Theorems of Burnside and Wedderburn revisited

We approach celebrated theorems of Burnside and Wedderburn via simultaneous triangularization. First, for a general field $F$, we prove that $M_n(F)$ is the only irrreducible subalgebra of triangularizable matrices in $M_n(F)$ provided such a subalgebra exists. This provides a slight generalization of a well-known theorem of Burnside. Next, for a given $n > 1$, we characterize all fields $F$ such that Burnside's Theorem holds in $M_n(F)$, i.e., $M_n(F)$ is the only irreducible subalgebra of itself.
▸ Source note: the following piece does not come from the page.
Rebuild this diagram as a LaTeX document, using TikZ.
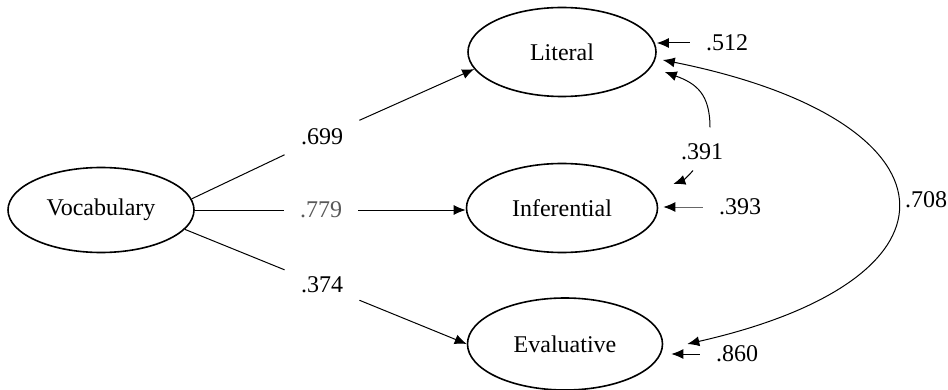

In fact, for a subfield $F$ of the center of a division ring $D$, our simple proof of the aforementioned extension of Burnside's Theorem can be adjusted to establish a Burnside type theorem for irreducible $F$-algebras of triangularizable matrices in $M_n(D)$ with inner eigenvalues in $F$, namely such subalgebras of $M_n(D)$ are similar to $M_n(F)$. We use Burnside's theorem to present a simple proof of a theorem due to Wedderburn. Then, we use our Burnside type theorem to prove an extension of Wedderburn's Theorem as follows: A subalgebra of a semi-simple left Artinian $F$-algebra is nilpotent iff the algebra, as a vector space over the field $F$, is spanned by its nilpotent members and that the minimal polynomials of all of its members split into linear factors over $F$. We conclude with an application of Wedderburn's Theorem.